Cepen­dant, avec le déve­lop­pe­ment du conflit est arri­vé le point où rien ne se solu­tion­nait avec le gou­ver­ne­ment, et les médias ont adop­té une autre stra­té­gie, main­te­nant claire, qui consis­tait à indis­po­ser l’opinion publique à l’égard du mou­ve­ment étu­diant, des mou­ve­ments sociaux et si quelqu’un était vu dans la rue, la pré­sen­ta­tion était cen­trée sur la délin­quance sup­po­sée, sur la vio­lence, sur la néces­si­té d’avoir la main ferme, de cri­mi­na­li­ser la pro­tes­ta­tion sociale. Donc, de toute évi­dence, les médias appar­tiennent au sys­tème – un sys­tème de com­mu­ni­ca­tion – par lequel on peut repro­duire l’hégémonie du dis­cours domi­nant, dis­cours qui vient par­ti­cu­liè­re­ment du gou­ver­ne­ment actuel, des sec­teurs les plus réactionnaires.

Autre chose sont les médias alter­na­tifs, la radio. Ceux-ci jouent un rôle qui a été de diver­si­fier et d’amplifier davan­tage, pro­duit par la néces­si­té de com­mu­ni­quer d’une meilleure manière ce qui est en train de se pas­ser. Avec plus d’objectivité, un peu plus favo­rable à ce qu’est réel­le­ment le mou­ve­ment étudiant. (…)

Quand le mou­ve­ment récent des étu­diants Chi­liens était en train de prendre, la presse qui ne savait pas écrire cor­rec­te­ment ton nom, t’a aus­si­tôt taxée de « lea­der » de ce mou­ve­ment. Il sem­ble­rait qu’en ce moment, depuis la chute des « socia­lismes réels » qui n’ètaient ni si réels ni si socia­listes que cela, les gens et les jeunes ne veulent plus de lea­ders ni d’avant-garde éclai­rée… Nous vivons la néces­si­té de repo­ser la ques­tion du pou­voir, non seule­ment à l’extérieur mais aus­si à l’intérieur de nos propres mou­ve­ments… Com­ment vois-tu cette ques­tion ? Tu te sens lea­der, diri­geante, coor­di­na­trice, porte-parole ?

Je crois que l’Histoire nous met là. Je ne crois pas que nous soyons lea­der-né, je crois que les cir­cons­tances m’ont obli­gée à être là ; cela aurait pu être quelqu’un d’autre (…) Je pense que ce mou­ve­ment est dû prin­ci­pa­le­ment au tra­vail de tous, pas prin­ci­pa­le­ment aux visages les plus visibles, mais à tous ceux qui le construisent jour après jour.

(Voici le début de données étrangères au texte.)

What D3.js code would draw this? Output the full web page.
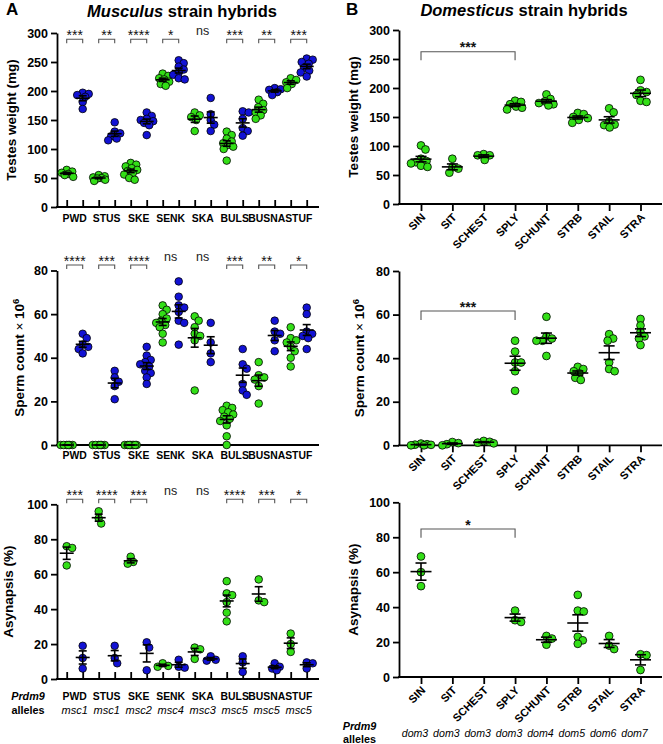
<!DOCTYPE html>
<html><head><meta charset="utf-8">
<script src="https://cdn.jsdelivr.net/npm/d3@7"></script>
<style>body{margin:0;background:#fff} svg{display:block} text{font-family:"Liberation Sans",Arial,Helvetica,sans-serif}</style>
</head><body><svg id="c" width="663" height="744"></svg>
<script>
// ================= DATA =================
const strainsA = ["PWD","STUS","SKE","SENK","SKA","BULS","BUSNA","STUF"];
const allelesA = ["msc1","msc1","msc2","msc4","msc3","msc5","msc5","msc5"];

const testesA_green = [
  [64,61,59,57,55,52],
  [55,53,51,50,49,47,45],
  [76,73,70,67,64,62,58,56,50,47],
  [230,226,222,220,216,212,209],
  [163,158,155,150,131],
  [130,124,118,113,110,107,104,100,80],
  [185,178,172,167,163,158,152],
  [222,219,215,212,205]
];
const testesA_blue = [
  [197,195,193,190,181,169],
  [146,130,127,122,118,115],
  [163,157,152,150,148,145,141,124],
  [253,248,242,237,232,228,222,220],
  [188,160,150,142,131],
  [165,163,152,136,131,123],
  [205,203,202,198,193],
  [256,254,250,247,240,235,232,225]
];
const spermA_green = [
  [0,0,0,0,0,0],
  [0,0,0,0,0,0],
  [0,0,0,0,0,0,0,0],
  [64,62,60,58,57,56,55,54,51,47],
  [59,57,54,51,50,48,25],
  [18,17,16,15,14,13,12,11,9,4,0],
  [38,32,31,30,27,19],
  [54,49,48,47,45,43,40,36]
];
const spermA_blue = [
  [51,49,46,45,44,42],
  [34,31,29,27,21],
  [45,41,39,38,37,36,34,33,31,28],
  [75,68,64,63,61,57,56,46],
  [56,47,42,38],
  [44,37,35,28,25,23],
  [57,52,51,48,43],
  [63,60,52,51,50,49,44]
];
const asynA_green = [[76,75,65],[96,92,89],[70,67,66],[9,7.5,7],[18,17,11.5],[56,49,48,44,38,33],[57,45,44],[26,20,15.5]];
const asynA_blue  = [[19,12,6],[19,12,9],[21,18,5],[11,7,6.5],[13,11,10.5],[13,9.5,4],[9,7,6,5],[9.5,9,6]];

const sigTestesA = ["***","**","****","*","ns","***","**","***"];
const sigSpermA  = ["****","***","****","ns","ns","***","**","*"];
const sigAsynA   = ["***","****","***","ns","ns","****","***","*"];

const strainsB = ["SIN","SIT","SCHEST","SPLY","SCHUNT","STRB","STAIL","STRA"];
const allelesB = ["dom3","dom3","dom3","dom3","dom4","dom5","dom6","dom7"];
const testesB = [[101,94,78,74,72,70,66,64],[78,63,61,54],[86,84,84,76],[178,176,172,168,166,163],[189,181,177,174,172,170],[157,155,150,148,145,140],[165,158,142,137,136,132],[214,196,193,188,178,176]];
const spermB  = [[0.8,0.5,0.3,0.2,0,0],[1.5,1,0.5,0],[2,1.6,1.2,0.9],[48,43,38,38,34,25],[59,50,49,48,48,41],[36,35,34,33,31,30],[51,49,48,38,35,34],[58,55,52,50,49,46]];
const asynB   = [[69,60,52],[],[],[38,32.5,31.5],[23.5,22,18.5],[47,38,37.5,23,21,19],[23.5,18,16],[13,12.5,4]];
const sigB = [{from:"SIN",to:"SPLY",label:"***"},{from:"SIN",to:"SPLY",label:"***"},{from:"SIN",to:"SPLY",label:"*"}];

const ticksTestes = [0,50,100,150,200,250,300];
const ticksSperm  = [0,20,40,60,80];
const ticksAsyn   = [0,20,40,60,80,100];

// ================= DRAW =================
const svg = d3.select("#c");
const GREEN="#33df17", BLUE="#1212d4";
const AX=1.8;

function beeswarm(vals, y, thr, maxW){
  const placed=[], out=[];
  const cands=[0]; for(let k=0.5;k<=maxW;k+=0.5){cands.push(k,-k);}
  vals.forEach(v=>{
    const py=y(v); let best=0,bestD=-1,chosen=null;
    for(const c of cands){
      let md=Infinity;
      for(const p of placed){const d=Math.hypot(c-p[0],py-p[1]); if(d<md)md=d;}
      if(md>=thr){chosen=c;break;}
      if(md>bestD){bestD=md;best=c;}
    }
    if(chosen===null)chosen=best;
    placed.push([chosen,py]); out.push(chosen);
  });
  return out;
}

function drawGroup(g, vals, cx, y, color, r, meanW, capW, maxW){
  if(!vals.length) return;
  const offs = beeswarm(vals, y, r*1.5, maxW);
  g.append("g").selectAll("circle").data(vals).enter().append("circle")
   .attr("cx",(d,i)=>cx+offs[i]).attr("cy",d=>y(d)).attr("r",r)
   .attr("fill",color).attr("stroke","#000").attr("stroke-width",0.8);
  const m=d3.mean(vals);
  const sem = vals.length>1 ? d3.deviation(vals)/Math.sqrt(vals.length) : 0;
  const lg=g.append("g").attr("stroke","#000").attr("stroke-width",1.6);
  lg.append("line").attr("x1",cx-meanW/2).attr("x2",cx+meanW/2).attr("y1",y(m)).attr("y2",y(m));
  lg.append("line").attr("x1",cx).attr("x2",cx).attr("y1",y(m-sem)).attr("y2",y(m+sem));
  lg.append("line").attr("x1",cx-capW/2).attr("x2",cx+capW/2).attr("y1",y(m+sem)).attr("y2",y(m+sem));
  lg.append("line").attr("x1",cx-capW/2).attr("x2",cx+capW/2).attr("y1",y(m-sem)).attr("y2",y(m-sem));
}

function yAxis(x0, y, ticks){
  const ax=d3.axisLeft(y).tickValues(ticks).tickSize(6).tickPadding(3).tickSizeOuter(0);
  svg.append("g").attr("transform",`translate(${x0},0)`).call(ax)
    .call(s=>s.selectAll("text").attr("font-size",12.5).attr("font-weight","bold").attr("fill","#000"))
    .call(s=>s.selectAll("line,path").attr("stroke","#000").attr("stroke-width",AX));
}
function xAxis(x0,x1,yv,xs,tick){
  svg.append("line").attr("x1",x0-AX/2).attr("x2",x1).attr("y1",yv).attr("y2",yv).attr("stroke","#000").attr("stroke-width",AX);
  if(tick!==0){
    const ax=d3.axisBottom(xs).tickSize(tick).tickFormat("");
    const gg=svg.append("g").attr("transform",`translate(0,${yv})`).call(ax);
    gg.select(".domain").remove();
    gg.selectAll("line").attr("stroke","#000").attr("stroke-width",AX);
  }
}
function yTitle(x, yc, parts){
  const t=svg.append("text").attr("transform",`translate(${x},${yc}) rotate(-90)`)
    .attr("text-anchor","middle").attr("font-size",13.5).attr("font-weight","bold").attr("fill","#000");
  parts.forEach(p=>{
    const ts=t.append("tspan").text(p.t);
    if(p.w) ts.attr("font-weight",p.w);
    if(p.sup) ts.attr("baseline-shift","super").attr("font-size",9.5);
  });
}

// ---------- Panel A ----------
const colsA = d3.range(16);
const xA = d3.scalePoint().domain(colsA).range([66.7,306.7]);
const pairX = i => (xA(2*i)+xA(2*i+1))/2;

const panelsA = [
  {green:testesA_green, blue:testesA_blue, sig:sigTestesA, dom:[0,300], rng:[207,33], ticks:ticksTestes, brY:39.3, tick:-7, lab:222,
   title:[{t:"Testes weight (mg)"}], tx:16},
  {green:spermA_green, blue:spermA_blue, sig:sigSpermA, dom:[0,80], rng:[445,270.5], ticks:ticksSperm, brY:265, tick:0, lab:459,
   title:[{t:"Sperm count "},{t:"×",w:"normal"},{t:" 10"},{t:"6",sup:true}], tx:24},
  {green:asynA_green, blue:asynA_blue, sig:sigAsynA, dom:[0,100], rng:[679,504.3], ticks:ticksAsyn, brY:499.3, tick:-7, lab:699.5,
   title:[{t:"Asynapsis (%)"}], tx:13}
];
panelsA.forEach(P=>{
  const y=d3.scaleLinear().domain(P.dom).range(P.rng);
  yAxis(57,y,P.ticks);
  xAxis(57,319,y(0),xA,P.tick);
  yTitle(P.tx,(P.rng[0]+P.rng[1])/2,P.title);
  const g=svg.append("g");
  strainsA.forEach((s,i)=>{
    drawGroup(g,P.green[i],xA(2*i),y,GREEN,3.8,14,8,6.5);
    drawGroup(g,P.blue[i],xA(2*i+1),y,BLUE,3.8,14,8,6.5);
    const sg=P.sig[i], xl=xA(2*i), xr=xA(2*i+1), cx=(xl+xr)/2;
    if(sg==="ns"){
      svg.append("text").attr("x",cx).attr("y",P.brY-4.5).attr("text-anchor","middle").attr("font-size",12.5).attr("fill","#222").text("ns");
    } else {
      svg.append("path").attr("d",`M${xl},${P.brY+4}V${P.brY}H${xr}V${P.brY+4}`).attr("fill","none").attr("stroke","#555").attr("stroke-width",1.1);
      svg.append("text").attr("x",cx).attr("y",P.brY+1).attr("text-anchor","middle").attr("font-size",14).attr("fill","#111").text(sg);
    }
    svg.append("text").attr("x",pairX(i)).attr("y",P.lab).attr("text-anchor","middle").attr("font-size",10.4).attr("font-weight","bold").text(s);
  });
});
// allele row A
svg.append("text").attr("x",28).attr("y",699.5).attr("text-anchor","middle").attr("font-size",10.8).attr("font-weight","bold").attr("font-style","italic").text("Prdm9");
svg.append("text").attr("x",28).attr("y",713.5).attr("text-anchor","middle").attr("font-size",10.8).attr("font-weight","bold").text("alleles");
allelesA.forEach((a,i)=>{
  svg.append("text").attr("x",pairX(i)).attr("y",713.5).attr("text-anchor","middle").attr("font-size",11).attr("font-style","italic").text(a);
});

// ---------- Panel B ----------
const xB = d3.scalePoint().domain(strainsB).range([421,640.5]);
const panelsB = [
  {data:testesB, dom:[0,300], rng:[204,30], ticks:ticksTestes, brY:51.7, drop:8.6, title:[{t:"Testes weight (mg)"}], tx:358},
  {data:spermB, dom:[0,80], rng:[445.3,271], ticks:ticksSperm, brY:311, drop:9, title:[{t:"Sperm count "},{t:"×",w:"normal"},{t:" 10"},{t:"6",sup:true}], tx:364},
  {data:asynB, dom:[0,100], rng:[677,502.3], ticks:ticksAsyn, brY:529, drop:8.7, title:[{t:"Asynapsis (%)"}], tx:358}
];
panelsB.forEach((P,k)=>{
  const y=d3.scaleLinear().domain(P.dom).range(P.rng);
  yAxis(399,y,P.ticks);
  xAxis(399,662,y(0),xB,7);
  yTitle(P.tx,(P.rng[0]+P.rng[1])/2,P.title);
  const g=svg.append("g");
  strainsB.forEach((s,i)=>{
    drawGroup(g,P.data[i],xB(s),y,GREEN,3.9,21,11,10);
    svg.append("text").attr("transform",`translate(${xB(s)+5},${y(0)+14}) rotate(-45)`)
      .attr("text-anchor","end").attr("font-size",11).attr("font-weight","bold").text(s);
  });
  const b=sigB[k], xl=xB(b.from), xr=xB(b.to);
  svg.append("path").attr("d",`M${xl},${P.brY+P.drop}V${P.brY}H${xr}V${P.brY+P.drop}`).attr("fill","none").attr("stroke","#555").attr("stroke-width",1.1);
  svg.append("text").attr("x",(xl+xr)/2).attr("y",P.brY+0.5).attr("text-anchor","middle").attr("font-size",14).attr("font-weight","bold").attr("fill","#111").text(b.label);
});
svg.append("text").attr("x",359.5).attr("y",730).attr("text-anchor","middle").attr("font-size",10.8).attr("font-weight","bold").attr("font-style","italic").text("Prdm9");
svg.append("text").attr("x",359.5).attr("y",743).attr("text-anchor","middle").attr("font-size",10.8).attr("font-weight","bold").text("alleles");
allelesB.forEach((a,i)=>{
  svg.append("text").attr("x",xB(strainsB[i])-6).attr("y",736.5).attr("text-anchor","middle").attr("font-size",10.6).attr("font-style","italic").text(a);
});

// ---------- Titles ----------
svg.append("text").attr("x",6).attr("y",15).attr("font-size",17).attr("font-weight","bold").text("A");
svg.append("text").attr("x",346).attr("y",15).attr("font-size",17).attr("font-weight","bold").text("B");
const tA=svg.append("text").attr("x",182).attr("y",17).attr("text-anchor","middle").attr("font-size",16.5).attr("font-weight","bold");
tA.append("tspan").attr("font-style","italic").text("Musculus");
tA.append("tspan").text(" strain hybrids");
const tB=svg.append("text").attr("x",524).attr("y",16).attr("text-anchor","middle").attr("font-size",16.5).attr("font-weight","bold");
tB.append("tspan").attr("font-style","italic").text("Domesticus");
tB.append("tspan").text(" strain hybrids");
</script>
</body></html>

Non parce qu’ils sortent mani­fes­ter, mais parce qu’ils le construisent dans les assem­blées, dans les liai­sons avec d’autres orga­ni­sa­tions et, dans ce sens, je par­tage l’idée que le pou­voir ne doit pas être concen­tré dans un lea­der­ship mais à la base du mouvement. (…)

Si tu écoutes les pro­fes­sion­nels de la politque, le mot le plus fré­quent est « je »…

C’est vrai pour les pro­fes­sion­nels de la poli­tique mais je ne crois pas que ça le soit quand on parle du mou­ve­ment ; nous avons su trou­ver un équi­libre et nous disons cela aus­si. Je crois que c’est impor­tant de le sou­li­gner, parce que sou­vent nous allons à des forum ou à des dis­cus­sions et on nous applau­dit mais pas parce que c’est nous. Les applau­dis­se­ments doivent être pour tous nos com­pañe­ros qui le méritent à ce moment. Et nous, nous sommes devant les camé­ras, dans les réunions, et en train de faire mille choses, mais on oublie tout le tra­vail que sont en train de faire les com­pañe­ros et que sans eux, rien de tout cela ne serait pos­sible. Ceux qui construisent la base de ce mou­ve­ment sont tous les étu­diants, les tra­vailleurs, les pro­fes­seurs, qui tra­vaillent au jour le jour. Ceci est très clair pour nous, et je crois que cela a beau­coup contri­bué à ce que les vapeurs du suc­cès ne nous montent pas à la tête.